На бивуаках жилось Одоевскому тоже и весело, и привольно, если верить Н. И. Лореру. «У Одоевского, – говорит он, – был собственный шатер, и он предложил мне поселиться с ним, на что я с удовольствием, конечно, согласился, любя его искренне и приобретая в нем приятного собеседника. Ко всем приятностям собеседничества у Одоевского присоединялся отличный повар, и мы с ним согласились дать обед. Для этой цели накупили у маркитанта всего необходимого вдоволь и составили пригласительный список. Приглашенных набралось до 20 человек, и в Иванов день, 24 июня, в трех соединенных палатках, с разнокалиберными приборами, занятыми у званых же, все мы собрались. Капитан Маслович был именинник, и мы пили радушно его здоровье и веселились на славу. После обеда Пушкина, знавшего наизусть все стихи своего брата и отлично читавшего вообще, мы заставили декламировать, и он прочел нам “Цыган”» [130] .
129
Беляев А. Воспоминания декабриста. С. 413.
130
Из записок Н. И. Лорера. – Русский архив. 1874. II, с. 646–647.
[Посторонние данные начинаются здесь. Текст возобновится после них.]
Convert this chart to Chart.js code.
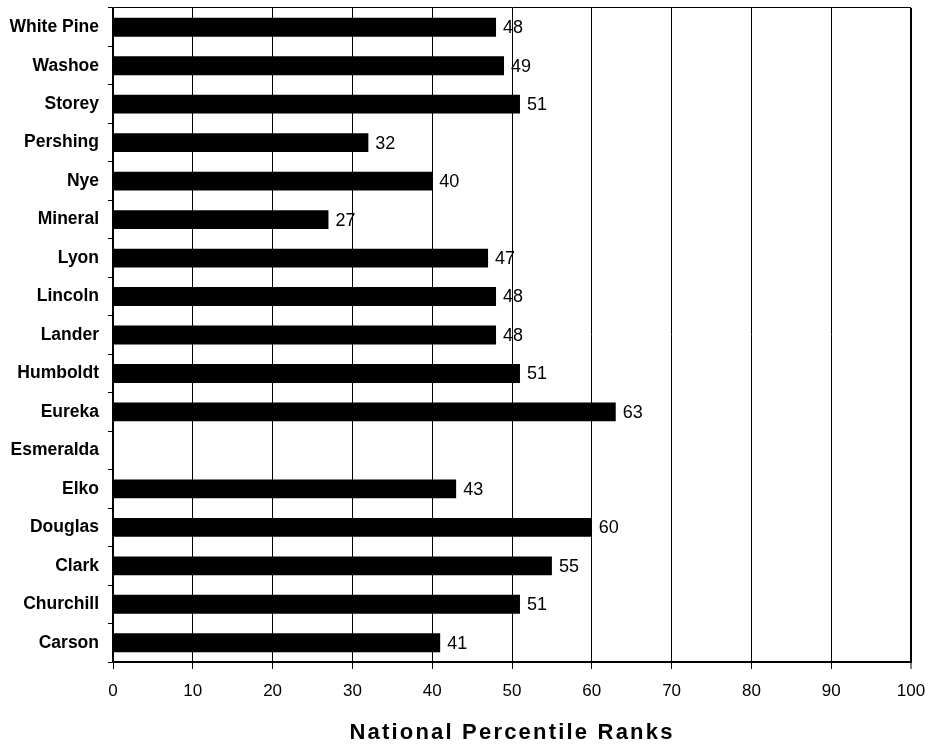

Настроение духа Одоевского изменилось резко в июле месяце 1839 года, когда до него дошла весть о кончине его отца. «Мой милый друг, – писал он своему товарищу по несчастью М. А. Назимову, – я потерял моего отца: ты его знал. Я не знаю, как я был в состоянии перенести этот удар – кажется, последний; другой, какой бы ни был, слишком будет слаб, по сравнению. Все кончено для меня. Впрочем, я очень, очень спокоен. Мой добрый, мой нежный отец попросил перед кончиной мой портрет. Ему подали сделанный Волковым. “Нет, не тот”, – сказал он слабым голосом. Тот портрет, который ты подарил ему, он попросил положить ему на грудь, прижал его обеими руками и – умер. Портрет сошел с ним в могилу… Я покоен… – говорить – говорю, как и другие; но когда я один перед собою или пишу к друзьям, способным разделить мою горесть, то чувствую, что не принадлежу к этому миру» [131] .
131
Полное собрание стихотворений А. И. Одоевского. С. 192–193.